* [Aim of the task] Each line below should be retyped exactly, with no pictures.

+-------+

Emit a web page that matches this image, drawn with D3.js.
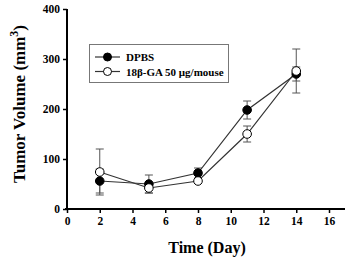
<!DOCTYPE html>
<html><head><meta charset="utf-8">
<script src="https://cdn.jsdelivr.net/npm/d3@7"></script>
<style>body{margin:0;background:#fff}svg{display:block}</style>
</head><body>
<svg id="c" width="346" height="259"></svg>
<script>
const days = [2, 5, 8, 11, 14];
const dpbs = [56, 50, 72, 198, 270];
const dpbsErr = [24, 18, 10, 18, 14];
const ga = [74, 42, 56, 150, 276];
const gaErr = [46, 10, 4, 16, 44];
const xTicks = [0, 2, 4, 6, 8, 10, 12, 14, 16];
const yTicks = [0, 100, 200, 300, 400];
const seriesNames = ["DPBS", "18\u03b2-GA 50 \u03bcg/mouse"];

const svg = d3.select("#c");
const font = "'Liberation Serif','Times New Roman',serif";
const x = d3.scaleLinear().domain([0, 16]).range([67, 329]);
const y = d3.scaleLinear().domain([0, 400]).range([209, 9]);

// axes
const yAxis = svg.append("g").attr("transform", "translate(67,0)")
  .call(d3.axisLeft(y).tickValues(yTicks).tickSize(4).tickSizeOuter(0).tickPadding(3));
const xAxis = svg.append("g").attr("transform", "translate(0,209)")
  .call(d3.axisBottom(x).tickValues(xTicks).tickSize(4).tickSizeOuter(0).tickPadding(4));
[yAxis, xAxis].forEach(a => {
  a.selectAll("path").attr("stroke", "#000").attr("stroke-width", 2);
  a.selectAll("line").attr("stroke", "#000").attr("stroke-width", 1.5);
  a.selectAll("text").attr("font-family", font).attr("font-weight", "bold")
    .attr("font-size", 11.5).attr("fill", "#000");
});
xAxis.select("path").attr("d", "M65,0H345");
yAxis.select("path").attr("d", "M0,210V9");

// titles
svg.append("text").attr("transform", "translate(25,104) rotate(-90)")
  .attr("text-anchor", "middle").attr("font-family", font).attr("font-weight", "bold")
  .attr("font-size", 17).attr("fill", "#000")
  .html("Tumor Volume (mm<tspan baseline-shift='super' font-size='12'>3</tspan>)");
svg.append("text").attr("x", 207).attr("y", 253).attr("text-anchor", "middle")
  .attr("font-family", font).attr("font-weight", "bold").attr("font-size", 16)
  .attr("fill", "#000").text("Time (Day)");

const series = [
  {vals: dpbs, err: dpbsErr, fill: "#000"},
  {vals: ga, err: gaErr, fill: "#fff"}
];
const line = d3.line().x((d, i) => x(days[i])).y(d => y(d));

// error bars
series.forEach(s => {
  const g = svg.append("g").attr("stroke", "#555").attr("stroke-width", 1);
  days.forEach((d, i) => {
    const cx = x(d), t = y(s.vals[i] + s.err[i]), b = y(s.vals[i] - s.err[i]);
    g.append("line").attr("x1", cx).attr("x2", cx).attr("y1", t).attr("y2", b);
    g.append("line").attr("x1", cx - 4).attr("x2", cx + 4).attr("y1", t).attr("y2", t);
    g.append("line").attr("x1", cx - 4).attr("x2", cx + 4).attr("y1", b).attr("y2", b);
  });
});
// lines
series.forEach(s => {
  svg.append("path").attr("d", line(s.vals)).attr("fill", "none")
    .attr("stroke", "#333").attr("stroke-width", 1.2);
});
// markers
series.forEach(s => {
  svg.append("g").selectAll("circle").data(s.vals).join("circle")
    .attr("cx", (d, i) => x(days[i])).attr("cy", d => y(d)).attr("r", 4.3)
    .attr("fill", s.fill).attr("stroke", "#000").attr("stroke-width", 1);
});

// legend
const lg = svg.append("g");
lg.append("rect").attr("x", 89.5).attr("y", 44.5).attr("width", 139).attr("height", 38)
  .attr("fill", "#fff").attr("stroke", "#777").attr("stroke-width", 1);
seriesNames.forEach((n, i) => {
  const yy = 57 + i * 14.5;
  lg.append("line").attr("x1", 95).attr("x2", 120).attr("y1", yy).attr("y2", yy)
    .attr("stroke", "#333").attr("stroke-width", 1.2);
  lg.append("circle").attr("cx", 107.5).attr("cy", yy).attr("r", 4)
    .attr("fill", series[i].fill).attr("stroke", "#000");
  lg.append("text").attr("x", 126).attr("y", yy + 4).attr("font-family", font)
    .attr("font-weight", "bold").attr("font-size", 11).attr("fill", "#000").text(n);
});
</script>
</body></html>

+-------+

* [The reply]
Emit a web page that matches this image, drawn with D3.js.
<!DOCTYPE html>
<html><head><meta charset="utf-8">
<script src="https://cdn.jsdelivr.net/npm/d3@7"></script>
<style>body{margin:0;background:#fff}svg{display:block}</style>
</head><body>
<svg id="c" width="346" height="259"></svg>
<script>
const days = [2, 5, 8, 11, 14];
const dpbs = [56, 50, 72, 198, 270];
const dpbsErr = [24, 18, 10, 18, 14];
const ga = [74, 42, 56, 150, 276];
const gaErr = [46, 10, 4, 16, 44];
const xTicks = [0, 2, 4, 6, 8, 10, 12, 14, 16];
const yTicks = [0, 100, 200, 300, 400];
const seriesNames = ["DPBS", "18\u03b2-GA 50 \u03bcg/mouse"];

const svg = d3.select("#c");
const font = "'Liberation Serif','Times New Roman',serif";
const x = d3.scaleLinear().domain([0, 16]).range([67, 329]);
const y = d3.scaleLinear().domain([0, 400]).range([209, 9]);

// axes
const yAxis = svg.append("g").attr("transform", "translate(67,0)")
  .call(d3.axisLeft(y).tickValues(yTicks).tickSize(4).tickSizeOuter(0).tickPadding(3));
const xAxis = svg.append("g").attr("transform", "translate(0,209)")
  .call(d3.axisBottom(x).tickValues(xTicks).tickSize(4).tickSizeOuter(0).tickPadding(4));
[yAxis, xAxis].forEach(a => {
  a.selectAll("path").attr("stroke", "#000").attr("stroke-width", 2);
  a.selectAll("line").attr("stroke", "#000").attr("stroke-width", 1.5);
  a.selectAll("text").attr("font-family", font).attr("font-weight", "bold")
    .attr("font-size", 11.5).attr("fill", "#000");
});
xAxis.select("path").attr("d", "M65,0H345");
yAxis.select("path").attr("d", "M0,210V9");

// titles
svg.append("text").attr("transform", "translate(25,104) rotate(-90)")
  .attr("text-anchor", "middle").attr("font-family", font).attr("font-weight", "bold")
  .attr("font-size", 17).attr("fill", "#000")
  .html("Tumor Volume (mm<tspan baseline-shift='super' font-size='12'>3</tspan>)");
svg.append("text").attr("x", 207).attr("y", 253).attr("text-anchor", "middle")
  .attr("font-family", font).attr("font-weight", "bold").attr("font-size", 16)
  .attr("fill", "#000").text("Time (Day)");

const series = [
  {vals: dpbs, err: dpbsErr, fill: "#000"},
  {vals: ga, err: gaErr, fill: "#fff"}
];
const line = d3.line().x((d, i) => x(days[i])).y(d => y(d));

// error bars
series.forEach(s => {
  const g = svg.append("g").attr("stroke", "#555").attr("stroke-width", 1);
  days.forEach((d, i) => {
    const cx = x(d), t = y(s.vals[i] + s.err[i]), b = y(s.vals[i] - s.err[i]);
    g.append("line").attr("x1", cx).attr("x2", cx).attr("y1", t).attr("y2", b);
    g.append("line").attr("x1", cx - 4).attr("x2", cx + 4).attr("y1", t).attr("y2", t);
    g.append("line").attr("x1", cx - 4).attr("x2", cx + 4).attr("y1", b).attr("y2", b);
  });
});
// lines
series.forEach(s => {
  svg.append("path").attr("d", line(s.vals)).attr("fill", "none")
    .attr("stroke", "#333").attr("stroke-width", 1.2);
});
// markers
series.forEach(s => {
  svg.append("g").selectAll("circle").data(s.vals).join("circle")
    .attr("cx", (d, i) => x(days[i])).attr("cy", d => y(d)).attr("r", 4.3)
    .attr("fill", s.fill).attr("stroke", "#000").attr("stroke-width", 1);
});

// legend
const lg = svg.append("g");
lg.append("rect").attr("x", 89.5).attr("y", 44.5).attr("width", 139).attr("height", 38)
  .attr("fill", "#fff").attr("stroke", "#777").attr("stroke-width", 1);
seriesNames.forEach((n, i) => {
  const yy = 57 + i * 14.5;
  lg.append("line").attr("x1", 95).attr("x2", 120).attr("y1", yy).attr("y2", yy)
    .attr("stroke", "#333").attr("stroke-width", 1.2);
  lg.append("circle").attr("cx", 107.5).attr("cy", yy).attr("r", 4)
    .attr("fill", series[i].fill).attr("stroke", "#000");
  lg.append("text").attr("x", 126).attr("y", yy + 4).attr("font-family", font)
    .attr("font-weight", "bold").attr("font-size", 11).attr("fill", "#000").text(n);
});
</script>
</body></html>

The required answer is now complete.